__Stated problem__:
Transcribe the material in full, exactly as written.

__Source data__:
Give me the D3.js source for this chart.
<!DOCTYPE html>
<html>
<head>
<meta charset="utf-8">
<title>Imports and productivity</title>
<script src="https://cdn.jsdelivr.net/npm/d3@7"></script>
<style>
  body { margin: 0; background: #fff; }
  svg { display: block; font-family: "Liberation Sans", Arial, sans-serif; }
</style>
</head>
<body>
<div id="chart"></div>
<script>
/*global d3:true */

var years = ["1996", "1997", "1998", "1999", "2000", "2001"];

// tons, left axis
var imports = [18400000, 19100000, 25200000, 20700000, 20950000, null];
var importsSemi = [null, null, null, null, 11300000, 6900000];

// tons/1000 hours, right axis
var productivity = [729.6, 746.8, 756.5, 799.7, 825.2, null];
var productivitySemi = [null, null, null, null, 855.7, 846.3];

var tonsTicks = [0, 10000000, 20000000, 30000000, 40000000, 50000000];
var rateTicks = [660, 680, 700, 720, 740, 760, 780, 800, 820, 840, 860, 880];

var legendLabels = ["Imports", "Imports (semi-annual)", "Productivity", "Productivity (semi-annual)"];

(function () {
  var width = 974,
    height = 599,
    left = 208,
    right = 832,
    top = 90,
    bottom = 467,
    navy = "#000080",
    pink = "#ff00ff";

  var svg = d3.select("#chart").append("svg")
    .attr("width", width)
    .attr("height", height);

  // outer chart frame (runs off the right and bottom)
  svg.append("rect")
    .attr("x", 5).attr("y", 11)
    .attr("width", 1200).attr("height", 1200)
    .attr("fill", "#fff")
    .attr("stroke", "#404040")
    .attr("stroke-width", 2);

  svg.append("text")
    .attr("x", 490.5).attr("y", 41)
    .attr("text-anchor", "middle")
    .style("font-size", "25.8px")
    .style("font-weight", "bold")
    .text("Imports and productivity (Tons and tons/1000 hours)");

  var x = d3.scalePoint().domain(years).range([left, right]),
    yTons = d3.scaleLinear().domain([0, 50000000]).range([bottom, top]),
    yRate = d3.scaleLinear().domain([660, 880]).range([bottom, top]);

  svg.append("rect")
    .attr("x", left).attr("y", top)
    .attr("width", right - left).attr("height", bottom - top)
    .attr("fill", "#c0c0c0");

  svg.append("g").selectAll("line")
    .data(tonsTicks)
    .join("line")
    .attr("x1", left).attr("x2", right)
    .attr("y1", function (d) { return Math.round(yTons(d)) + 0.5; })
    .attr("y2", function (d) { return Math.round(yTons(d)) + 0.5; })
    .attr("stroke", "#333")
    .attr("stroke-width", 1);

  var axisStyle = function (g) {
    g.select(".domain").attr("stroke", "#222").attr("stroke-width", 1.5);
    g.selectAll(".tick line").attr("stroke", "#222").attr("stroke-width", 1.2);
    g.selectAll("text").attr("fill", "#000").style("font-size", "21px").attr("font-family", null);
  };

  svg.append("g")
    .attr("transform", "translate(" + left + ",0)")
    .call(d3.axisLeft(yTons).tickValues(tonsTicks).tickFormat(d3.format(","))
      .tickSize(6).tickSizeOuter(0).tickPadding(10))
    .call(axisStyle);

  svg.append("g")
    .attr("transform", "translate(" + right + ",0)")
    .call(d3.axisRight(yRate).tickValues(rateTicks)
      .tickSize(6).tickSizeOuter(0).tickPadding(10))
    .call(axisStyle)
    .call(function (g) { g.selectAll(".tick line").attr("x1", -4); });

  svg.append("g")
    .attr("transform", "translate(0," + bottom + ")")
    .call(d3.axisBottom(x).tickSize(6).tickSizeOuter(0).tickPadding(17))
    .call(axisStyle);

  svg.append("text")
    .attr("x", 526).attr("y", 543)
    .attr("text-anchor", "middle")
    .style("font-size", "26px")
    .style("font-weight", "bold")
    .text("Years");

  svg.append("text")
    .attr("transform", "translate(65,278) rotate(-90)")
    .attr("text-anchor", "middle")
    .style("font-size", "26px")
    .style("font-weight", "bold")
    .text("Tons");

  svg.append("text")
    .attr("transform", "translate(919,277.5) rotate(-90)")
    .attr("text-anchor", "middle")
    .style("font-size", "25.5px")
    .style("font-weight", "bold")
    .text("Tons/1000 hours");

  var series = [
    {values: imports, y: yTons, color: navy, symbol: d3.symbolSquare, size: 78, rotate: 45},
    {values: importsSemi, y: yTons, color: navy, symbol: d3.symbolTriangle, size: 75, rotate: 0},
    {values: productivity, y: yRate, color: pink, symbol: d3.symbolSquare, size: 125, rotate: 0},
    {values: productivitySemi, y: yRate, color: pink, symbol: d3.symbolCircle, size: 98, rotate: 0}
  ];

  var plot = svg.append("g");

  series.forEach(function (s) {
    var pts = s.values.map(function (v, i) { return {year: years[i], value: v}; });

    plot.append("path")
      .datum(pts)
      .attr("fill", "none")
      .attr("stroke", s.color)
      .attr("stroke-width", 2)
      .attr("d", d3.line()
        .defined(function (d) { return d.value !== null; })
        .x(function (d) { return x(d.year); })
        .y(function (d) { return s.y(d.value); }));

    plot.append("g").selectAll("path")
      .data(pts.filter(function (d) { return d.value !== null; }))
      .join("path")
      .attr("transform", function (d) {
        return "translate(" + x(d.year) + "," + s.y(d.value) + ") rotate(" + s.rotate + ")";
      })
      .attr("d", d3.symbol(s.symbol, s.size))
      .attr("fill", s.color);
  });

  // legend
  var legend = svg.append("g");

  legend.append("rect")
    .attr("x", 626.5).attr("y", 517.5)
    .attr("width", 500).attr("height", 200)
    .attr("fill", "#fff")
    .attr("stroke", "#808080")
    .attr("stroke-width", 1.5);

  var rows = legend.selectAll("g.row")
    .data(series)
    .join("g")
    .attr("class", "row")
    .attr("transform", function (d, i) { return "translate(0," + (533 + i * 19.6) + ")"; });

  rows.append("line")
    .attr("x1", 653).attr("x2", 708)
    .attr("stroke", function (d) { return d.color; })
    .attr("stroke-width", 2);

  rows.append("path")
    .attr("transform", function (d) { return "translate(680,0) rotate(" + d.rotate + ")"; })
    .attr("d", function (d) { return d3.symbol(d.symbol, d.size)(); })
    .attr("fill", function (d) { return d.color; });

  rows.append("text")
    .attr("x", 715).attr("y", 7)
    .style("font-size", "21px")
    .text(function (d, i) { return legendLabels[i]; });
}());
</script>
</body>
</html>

__Task result__:
Give me the D3.js source for this chart.
<!DOCTYPE html>
<html>
<head>
<meta charset="utf-8">
<title>Imports and productivity</title>
<script src="https://cdn.jsdelivr.net/npm/d3@7"></script>
<style>
  body { margin: 0; background: #fff; }
  svg { display: block; font-family: "Liberation Sans", Arial, sans-serif; }
</style>
</head>
<body>
<div id="chart"></div>
<script>
/*global d3:true */

var years = ["1996", "1997", "1998", "1999", "2000", "2001"];

// tons, left axis
var imports = [18400000, 19100000, 25200000, 20700000, 20950000, null];
var importsSemi = [null, null, null, null, 11300000, 6900000];

// tons/1000 hours, right axis
var productivity = [729.6, 746.8, 756.5, 799.7, 825.2, null];
var productivitySemi = [null, null, null, null, 855.7, 846.3];

var tonsTicks = [0, 10000000, 20000000, 30000000, 40000000, 50000000];
var rateTicks = [660, 680, 700, 720, 740, 760, 780, 800, 820, 840, 860, 880];

var legendLabels = ["Imports", "Imports (semi-annual)", "Productivity", "Productivity (semi-annual)"];

(function () {
  var width = 974,
    height = 599,
    left = 208,
    right = 832,
    top = 90,
    bottom = 467,
    navy = "#000080",
    pink = "#ff00ff";

  var svg = d3.select("#chart").append("svg")
    .attr("width", width)
    .attr("height", height);

  // outer chart frame (runs off the right and bottom)
  svg.append("rect")
    .attr("x", 5).attr("y", 11)
    .attr("width", 1200).attr("height", 1200)
    .attr("fill", "#fff")
    .attr("stroke", "#404040")
    .attr("stroke-width", 2);

  svg.append("text")
    .attr("x", 490.5).attr("y", 41)
    .attr("text-anchor", "middle")
    .style("font-size", "25.8px")
    .style("font-weight", "bold")
    .text("Imports and productivity (Tons and tons/1000 hours)");

  var x = d3.scalePoint().domain(years).range([left, right]),
    yTons = d3.scaleLinear().domain([0, 50000000]).range([bottom, top]),
    yRate = d3.scaleLinear().domain([660, 880]).range([bottom, top]);

  svg.append("rect")
    .attr("x", left).attr("y", top)
    .attr("width", right - left).attr("height", bottom - top)
    .attr("fill", "#c0c0c0");

  svg.append("g").selectAll("line")
    .data(tonsTicks)
    .join("line")
    .attr("x1", left).attr("x2", right)
    .attr("y1", function (d) { return Math.round(yTons(d)) + 0.5; })
    .attr("y2", function (d) { return Math.round(yTons(d)) + 0.5; })
    .attr("stroke", "#333")
    .attr("stroke-width", 1);

  var axisStyle = function (g) {
    g.select(".domain").attr("stroke", "#222").attr("stroke-width", 1.5);
    g.selectAll(".tick line").attr("stroke", "#222").attr("stroke-width", 1.2);
    g.selectAll("text").attr("fill", "#000").style("font-size", "21px").attr("font-family", null);
  };

  svg.append("g")
    .attr("transform", "translate(" + left + ",0)")
    .call(d3.axisLeft(yTons).tickValues(tonsTicks).tickFormat(d3.format(","))
      .tickSize(6).tickSizeOuter(0).tickPadding(10))
    .call(axisStyle);

  svg.append("g")
    .attr("transform", "translate(" + right + ",0)")
    .call(d3.axisRight(yRate).tickValues(rateTicks)
      .tickSize(6).tickSizeOuter(0).tickPadding(10))
    .call(axisStyle)
    .call(function (g) { g.selectAll(".tick line").attr("x1", -4); });

  svg.append("g")
    .attr("transform", "translate(0," + bottom + ")")
    .call(d3.axisBottom(x).tickSize(6).tickSizeOuter(0).tickPadding(17))
    .call(axisStyle);

  svg.append("text")
    .attr("x", 526).attr("y", 543)
    .attr("text-anchor", "middle")
    .style("font-size", "26px")
    .style("font-weight", "bold")
    .text("Years");

  svg.append("text")
    .attr("transform", "translate(65,278) rotate(-90)")
    .attr("text-anchor", "middle")
    .style("font-size", "26px")
    .style("font-weight", "bold")
    .text("Tons");

  svg.append("text")
    .attr("transform", "translate(919,277.5) rotate(-90)")
    .attr("text-anchor", "middle")
    .style("font-size", "25.5px")
    .style("font-weight", "bold")
    .text("Tons/1000 hours");

  var series = [
    {values: imports, y: yTons, color: navy, symbol: d3.symbolSquare, size: 78, rotate: 45},
    {values: importsSemi, y: yTons, color: navy, symbol: d3.symbolTriangle, size: 75, rotate: 0},
    {values: productivity, y: yRate, color: pink, symbol: d3.symbolSquare, size: 125, rotate: 0},
    {values: productivitySemi, y: yRate, color: pink, symbol: d3.symbolCircle, size: 98, rotate: 0}
  ];

  var plot = svg.append("g");

  series.forEach(function (s) {
    var pts = s.values.map(function (v, i) { return {year: years[i], value: v}; });

    plot.append("path")
      .datum(pts)
      .attr("fill", "none")
      .attr("stroke", s.color)
      .attr("stroke-width", 2)
      .attr("d", d3.line()
        .defined(function (d) { return d.value !== null; })
        .x(function (d) { return x(d.year); })
        .y(function (d) { return s.y(d.value); }));

    plot.append("g").selectAll("path")
      .data(pts.filter(function (d) { return d.value !== null; }))
      .join("path")
      .attr("transform", function (d) {
        return "translate(" + x(d.year) + "," + s.y(d.value) + ") rotate(" + s.rotate + ")";
      })
      .attr("d", d3.symbol(s.symbol, s.size))
      .attr("fill", s.color);
  });

  // legend
  var legend = svg.append("g");

  legend.append("rect")
    .attr("x", 626.5).attr("y", 517.5)
    .attr("width", 500).attr("height", 200)
    .attr("fill", "#fff")
    .attr("stroke", "#808080")
    .attr("stroke-width", 1.5);

  var rows = legend.selectAll("g.row")
    .data(series)
    .join("g")
    .attr("class", "row")
    .attr("transform", function (d, i) { return "translate(0," + (533 + i * 19.6) + ")"; });

  rows.append("line")
    .attr("x1", 653).attr("x2", 708)
    .attr("stroke", function (d) { return d.color; })
    .attr("stroke-width", 2);

  rows.append("path")
    .attr("transform", function (d) { return "translate(680,0) rotate(" + d.rotate + ")"; })
    .attr("d", function (d) { return d3.symbol(d.symbol, d.size)(); })
    .attr("fill", function (d) { return d.color; });

  rows.append("text")
    .attr("x", 715).attr("y", 7)
    .style("font-size", "21px")
    .text(function (d, i) { return legendLabels[i]; });
}());
</script>
</body>
</html>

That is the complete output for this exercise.